▶ _STATED EXERCISE_
Single out the lines of the material that contain "Reproduce" and copy them.

▶ _DATA SHOWN_
- - - - - - -

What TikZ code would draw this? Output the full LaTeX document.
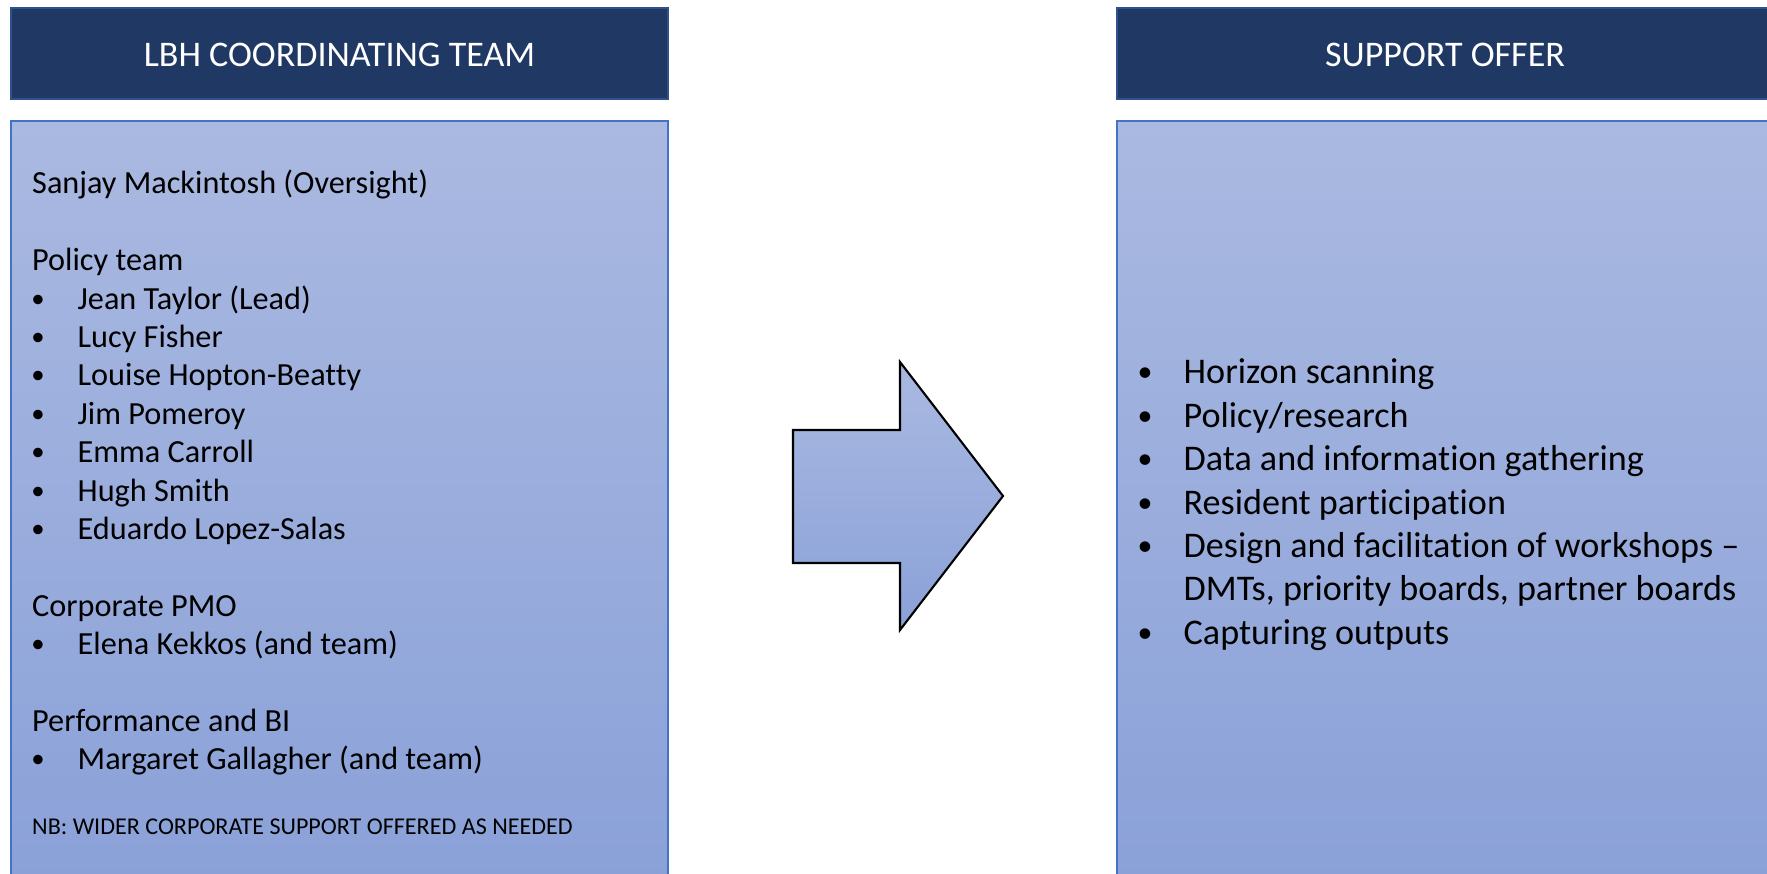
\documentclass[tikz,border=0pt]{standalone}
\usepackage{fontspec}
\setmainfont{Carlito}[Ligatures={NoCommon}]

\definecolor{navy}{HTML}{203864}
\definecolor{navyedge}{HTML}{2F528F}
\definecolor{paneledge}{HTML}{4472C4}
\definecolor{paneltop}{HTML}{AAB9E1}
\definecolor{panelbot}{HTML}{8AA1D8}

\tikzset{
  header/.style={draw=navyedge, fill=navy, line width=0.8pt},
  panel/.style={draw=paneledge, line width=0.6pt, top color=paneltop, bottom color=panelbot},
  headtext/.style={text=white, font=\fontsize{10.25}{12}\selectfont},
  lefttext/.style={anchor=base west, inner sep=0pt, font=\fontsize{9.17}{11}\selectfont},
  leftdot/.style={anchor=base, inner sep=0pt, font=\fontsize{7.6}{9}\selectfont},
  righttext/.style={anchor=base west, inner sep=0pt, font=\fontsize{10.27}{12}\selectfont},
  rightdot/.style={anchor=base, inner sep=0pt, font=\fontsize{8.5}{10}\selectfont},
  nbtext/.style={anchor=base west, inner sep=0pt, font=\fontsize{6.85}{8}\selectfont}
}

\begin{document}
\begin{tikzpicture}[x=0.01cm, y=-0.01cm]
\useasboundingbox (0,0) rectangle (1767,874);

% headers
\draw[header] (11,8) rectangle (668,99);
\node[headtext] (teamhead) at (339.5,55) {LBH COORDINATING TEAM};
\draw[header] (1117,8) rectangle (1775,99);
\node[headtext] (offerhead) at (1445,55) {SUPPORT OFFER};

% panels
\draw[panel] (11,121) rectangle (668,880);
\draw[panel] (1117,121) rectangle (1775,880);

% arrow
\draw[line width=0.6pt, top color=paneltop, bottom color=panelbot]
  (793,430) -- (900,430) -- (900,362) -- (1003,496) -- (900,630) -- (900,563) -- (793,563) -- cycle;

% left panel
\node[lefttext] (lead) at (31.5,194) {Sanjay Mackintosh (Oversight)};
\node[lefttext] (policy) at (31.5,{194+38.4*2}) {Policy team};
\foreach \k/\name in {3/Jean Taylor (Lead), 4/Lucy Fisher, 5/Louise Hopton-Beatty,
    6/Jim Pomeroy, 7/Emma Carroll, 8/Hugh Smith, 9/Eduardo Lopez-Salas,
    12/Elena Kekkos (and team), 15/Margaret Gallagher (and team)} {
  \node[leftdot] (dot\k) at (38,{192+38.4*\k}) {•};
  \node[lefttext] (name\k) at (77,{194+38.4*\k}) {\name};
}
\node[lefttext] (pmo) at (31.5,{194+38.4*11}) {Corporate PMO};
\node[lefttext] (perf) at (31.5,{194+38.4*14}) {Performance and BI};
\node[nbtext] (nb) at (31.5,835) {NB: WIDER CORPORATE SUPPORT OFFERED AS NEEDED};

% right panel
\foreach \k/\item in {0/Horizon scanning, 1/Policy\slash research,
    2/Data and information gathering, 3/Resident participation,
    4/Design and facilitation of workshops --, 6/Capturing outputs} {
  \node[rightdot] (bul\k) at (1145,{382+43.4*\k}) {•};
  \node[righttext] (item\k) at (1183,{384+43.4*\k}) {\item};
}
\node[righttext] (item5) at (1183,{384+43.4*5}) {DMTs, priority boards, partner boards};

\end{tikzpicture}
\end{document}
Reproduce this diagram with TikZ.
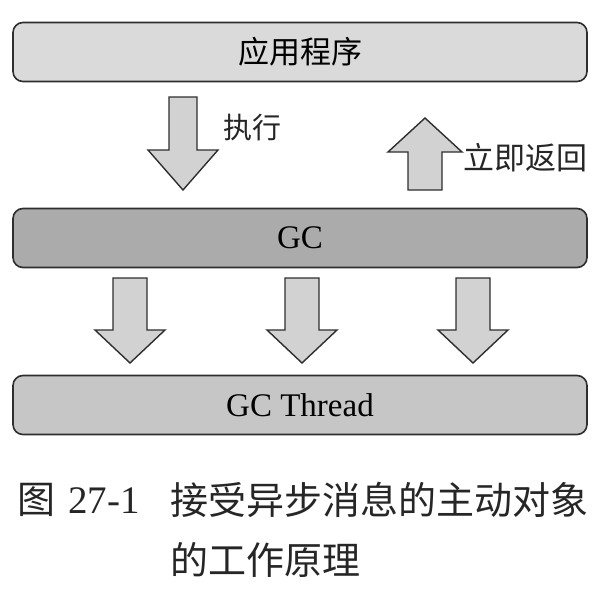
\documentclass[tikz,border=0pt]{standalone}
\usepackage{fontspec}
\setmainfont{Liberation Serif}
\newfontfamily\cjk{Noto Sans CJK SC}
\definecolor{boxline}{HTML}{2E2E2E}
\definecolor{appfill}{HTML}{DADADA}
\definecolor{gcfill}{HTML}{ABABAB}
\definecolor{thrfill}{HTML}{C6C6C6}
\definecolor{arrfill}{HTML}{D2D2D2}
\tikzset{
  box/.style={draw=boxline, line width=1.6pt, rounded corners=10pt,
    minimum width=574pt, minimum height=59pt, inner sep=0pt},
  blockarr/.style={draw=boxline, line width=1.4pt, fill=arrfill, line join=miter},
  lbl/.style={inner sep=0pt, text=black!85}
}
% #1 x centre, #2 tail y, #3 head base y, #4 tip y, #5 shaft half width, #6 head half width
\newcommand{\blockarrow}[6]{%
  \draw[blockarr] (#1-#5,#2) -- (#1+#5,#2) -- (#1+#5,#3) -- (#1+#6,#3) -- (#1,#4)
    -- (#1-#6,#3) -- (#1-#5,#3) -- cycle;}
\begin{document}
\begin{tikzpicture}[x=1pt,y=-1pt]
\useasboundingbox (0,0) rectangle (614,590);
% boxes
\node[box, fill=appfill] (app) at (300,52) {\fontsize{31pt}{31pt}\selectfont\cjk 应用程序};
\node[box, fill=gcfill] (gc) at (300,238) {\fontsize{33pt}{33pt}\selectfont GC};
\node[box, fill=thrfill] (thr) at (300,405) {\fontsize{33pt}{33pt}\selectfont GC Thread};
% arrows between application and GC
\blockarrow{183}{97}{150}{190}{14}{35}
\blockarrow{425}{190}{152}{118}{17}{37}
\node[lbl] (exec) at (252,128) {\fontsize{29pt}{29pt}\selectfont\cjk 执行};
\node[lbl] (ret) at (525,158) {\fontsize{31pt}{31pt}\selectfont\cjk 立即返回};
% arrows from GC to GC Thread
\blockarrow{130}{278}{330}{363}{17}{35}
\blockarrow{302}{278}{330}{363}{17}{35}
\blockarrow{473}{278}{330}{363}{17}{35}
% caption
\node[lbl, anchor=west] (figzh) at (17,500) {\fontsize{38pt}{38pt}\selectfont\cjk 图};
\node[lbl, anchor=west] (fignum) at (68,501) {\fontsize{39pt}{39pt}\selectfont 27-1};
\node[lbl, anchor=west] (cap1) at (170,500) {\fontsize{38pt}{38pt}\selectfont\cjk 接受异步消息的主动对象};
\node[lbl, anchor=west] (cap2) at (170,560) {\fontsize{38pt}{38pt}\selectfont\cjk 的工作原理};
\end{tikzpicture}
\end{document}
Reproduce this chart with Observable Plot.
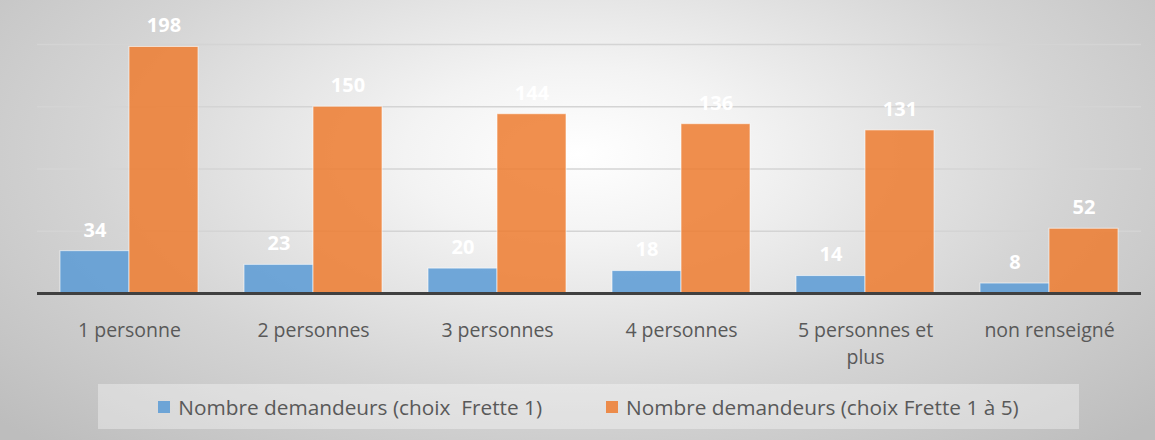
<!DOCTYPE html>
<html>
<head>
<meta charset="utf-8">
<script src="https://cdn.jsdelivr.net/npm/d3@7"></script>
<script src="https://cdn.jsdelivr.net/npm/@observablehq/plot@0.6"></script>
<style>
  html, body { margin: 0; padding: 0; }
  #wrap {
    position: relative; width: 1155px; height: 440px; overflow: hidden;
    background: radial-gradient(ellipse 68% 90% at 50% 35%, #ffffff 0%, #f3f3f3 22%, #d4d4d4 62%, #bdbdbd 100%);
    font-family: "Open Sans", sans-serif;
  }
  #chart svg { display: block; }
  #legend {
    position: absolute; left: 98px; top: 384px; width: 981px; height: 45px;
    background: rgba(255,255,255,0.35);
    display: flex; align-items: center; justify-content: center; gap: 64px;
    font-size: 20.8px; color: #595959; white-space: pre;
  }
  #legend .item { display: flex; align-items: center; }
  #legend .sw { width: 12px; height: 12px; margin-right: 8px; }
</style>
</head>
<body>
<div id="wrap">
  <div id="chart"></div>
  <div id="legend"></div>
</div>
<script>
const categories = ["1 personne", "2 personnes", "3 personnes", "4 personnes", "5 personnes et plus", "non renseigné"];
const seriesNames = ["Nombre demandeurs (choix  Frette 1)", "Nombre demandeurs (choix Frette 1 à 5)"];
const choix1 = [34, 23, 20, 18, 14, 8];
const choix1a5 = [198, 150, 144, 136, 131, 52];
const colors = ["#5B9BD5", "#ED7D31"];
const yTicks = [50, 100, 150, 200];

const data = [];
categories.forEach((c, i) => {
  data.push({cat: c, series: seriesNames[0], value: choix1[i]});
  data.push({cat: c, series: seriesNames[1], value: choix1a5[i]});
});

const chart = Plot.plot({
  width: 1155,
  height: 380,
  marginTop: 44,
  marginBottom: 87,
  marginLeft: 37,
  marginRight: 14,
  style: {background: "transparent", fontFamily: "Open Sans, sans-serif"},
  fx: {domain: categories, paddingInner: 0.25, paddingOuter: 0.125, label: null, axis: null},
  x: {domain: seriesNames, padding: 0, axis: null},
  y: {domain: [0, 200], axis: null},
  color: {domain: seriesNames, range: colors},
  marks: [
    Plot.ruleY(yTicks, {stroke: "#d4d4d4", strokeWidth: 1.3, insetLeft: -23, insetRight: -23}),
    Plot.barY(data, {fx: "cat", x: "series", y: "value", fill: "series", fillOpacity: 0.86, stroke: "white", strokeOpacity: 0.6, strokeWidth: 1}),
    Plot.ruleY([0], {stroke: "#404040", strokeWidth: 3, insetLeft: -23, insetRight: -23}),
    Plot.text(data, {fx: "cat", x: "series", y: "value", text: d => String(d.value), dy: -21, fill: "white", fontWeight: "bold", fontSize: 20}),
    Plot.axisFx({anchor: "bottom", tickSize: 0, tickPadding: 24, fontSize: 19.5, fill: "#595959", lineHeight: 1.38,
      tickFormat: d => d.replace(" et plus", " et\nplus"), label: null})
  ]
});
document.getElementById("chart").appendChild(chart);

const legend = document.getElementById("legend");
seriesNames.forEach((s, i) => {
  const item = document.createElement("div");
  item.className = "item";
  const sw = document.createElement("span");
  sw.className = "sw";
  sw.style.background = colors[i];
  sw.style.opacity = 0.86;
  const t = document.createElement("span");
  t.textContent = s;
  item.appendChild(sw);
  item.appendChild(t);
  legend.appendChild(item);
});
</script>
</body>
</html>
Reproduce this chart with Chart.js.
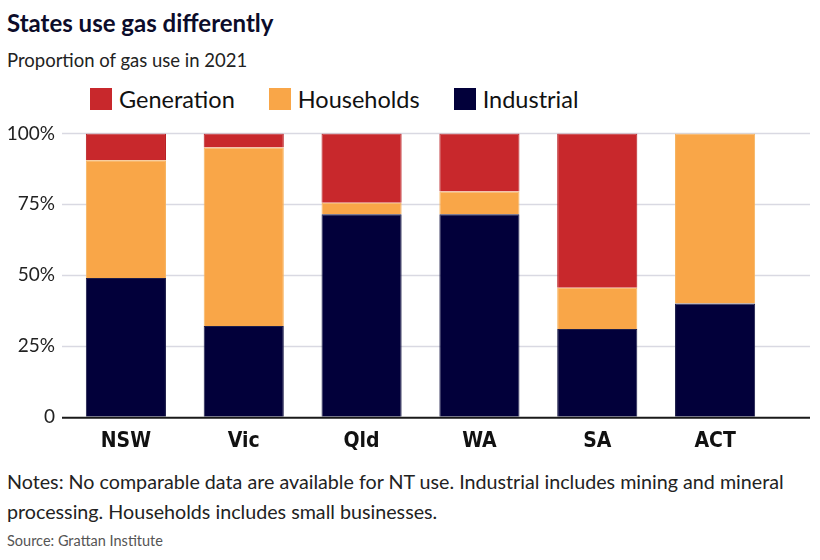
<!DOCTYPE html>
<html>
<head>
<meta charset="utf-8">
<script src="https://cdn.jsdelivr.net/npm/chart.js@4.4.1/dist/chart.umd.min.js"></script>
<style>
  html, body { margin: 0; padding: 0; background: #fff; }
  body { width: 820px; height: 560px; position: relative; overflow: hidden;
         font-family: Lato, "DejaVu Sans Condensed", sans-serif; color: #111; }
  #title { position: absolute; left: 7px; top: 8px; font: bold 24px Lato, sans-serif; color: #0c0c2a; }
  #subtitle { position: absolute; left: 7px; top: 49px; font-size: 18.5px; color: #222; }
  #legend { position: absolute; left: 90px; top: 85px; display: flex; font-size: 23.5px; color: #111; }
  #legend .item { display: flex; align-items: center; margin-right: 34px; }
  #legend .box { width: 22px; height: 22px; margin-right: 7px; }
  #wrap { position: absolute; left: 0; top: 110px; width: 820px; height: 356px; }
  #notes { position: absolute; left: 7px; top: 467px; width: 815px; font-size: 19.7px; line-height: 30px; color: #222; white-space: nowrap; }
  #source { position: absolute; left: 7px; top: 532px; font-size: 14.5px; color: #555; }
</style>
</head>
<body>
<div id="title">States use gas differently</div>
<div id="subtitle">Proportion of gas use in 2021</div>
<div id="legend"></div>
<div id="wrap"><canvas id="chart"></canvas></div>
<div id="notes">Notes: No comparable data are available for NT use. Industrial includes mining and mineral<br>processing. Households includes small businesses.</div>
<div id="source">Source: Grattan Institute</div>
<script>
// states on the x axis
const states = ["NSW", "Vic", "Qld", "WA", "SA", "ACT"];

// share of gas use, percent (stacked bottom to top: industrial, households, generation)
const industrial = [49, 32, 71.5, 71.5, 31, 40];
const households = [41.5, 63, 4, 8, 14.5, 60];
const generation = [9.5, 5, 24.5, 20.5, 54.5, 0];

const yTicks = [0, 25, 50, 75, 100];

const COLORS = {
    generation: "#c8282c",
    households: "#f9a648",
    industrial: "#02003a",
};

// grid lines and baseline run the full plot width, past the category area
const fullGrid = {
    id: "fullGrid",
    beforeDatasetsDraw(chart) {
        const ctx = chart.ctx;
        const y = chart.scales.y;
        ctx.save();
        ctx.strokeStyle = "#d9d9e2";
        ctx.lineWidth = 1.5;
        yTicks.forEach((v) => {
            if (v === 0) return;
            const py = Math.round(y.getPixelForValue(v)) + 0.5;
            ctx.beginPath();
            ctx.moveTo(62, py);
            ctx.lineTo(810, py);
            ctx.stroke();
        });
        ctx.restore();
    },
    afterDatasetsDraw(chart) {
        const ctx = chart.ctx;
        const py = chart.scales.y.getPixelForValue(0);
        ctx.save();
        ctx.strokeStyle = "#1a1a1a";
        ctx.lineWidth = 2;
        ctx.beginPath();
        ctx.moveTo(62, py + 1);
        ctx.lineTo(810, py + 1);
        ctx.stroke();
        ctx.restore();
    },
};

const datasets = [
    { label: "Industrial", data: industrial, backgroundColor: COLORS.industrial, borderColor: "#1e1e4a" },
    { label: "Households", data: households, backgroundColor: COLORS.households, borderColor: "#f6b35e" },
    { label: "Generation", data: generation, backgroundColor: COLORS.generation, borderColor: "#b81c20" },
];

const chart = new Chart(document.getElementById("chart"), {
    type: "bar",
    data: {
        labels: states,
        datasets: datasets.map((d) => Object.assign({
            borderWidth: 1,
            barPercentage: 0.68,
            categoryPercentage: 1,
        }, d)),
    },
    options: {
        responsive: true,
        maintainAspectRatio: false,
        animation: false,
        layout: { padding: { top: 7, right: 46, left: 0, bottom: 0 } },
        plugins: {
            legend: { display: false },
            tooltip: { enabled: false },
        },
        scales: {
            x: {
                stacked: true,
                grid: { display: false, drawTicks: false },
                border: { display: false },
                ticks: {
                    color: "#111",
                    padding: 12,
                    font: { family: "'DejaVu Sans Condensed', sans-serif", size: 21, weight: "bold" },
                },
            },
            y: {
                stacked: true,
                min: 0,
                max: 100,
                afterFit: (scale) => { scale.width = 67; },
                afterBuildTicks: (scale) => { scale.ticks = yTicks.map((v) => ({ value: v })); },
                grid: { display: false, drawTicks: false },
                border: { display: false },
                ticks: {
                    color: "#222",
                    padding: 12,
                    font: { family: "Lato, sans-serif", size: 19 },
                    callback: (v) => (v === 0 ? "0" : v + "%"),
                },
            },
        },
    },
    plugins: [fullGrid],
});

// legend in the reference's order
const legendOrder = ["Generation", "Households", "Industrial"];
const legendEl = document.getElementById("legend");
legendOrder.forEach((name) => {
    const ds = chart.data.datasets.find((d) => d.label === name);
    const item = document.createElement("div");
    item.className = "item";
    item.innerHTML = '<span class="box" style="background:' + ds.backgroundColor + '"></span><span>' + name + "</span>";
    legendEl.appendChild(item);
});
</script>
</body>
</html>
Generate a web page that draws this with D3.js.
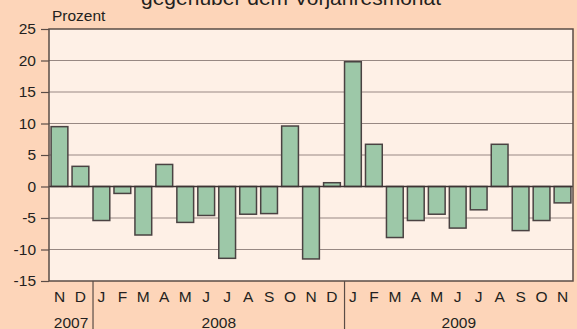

- - - - - - -

▶ _FINAL ANSWER_
Reproduce this diagram with TikZ.
Reproduce this chart with Observable Plot.
Reproduce this chart with Chart.js.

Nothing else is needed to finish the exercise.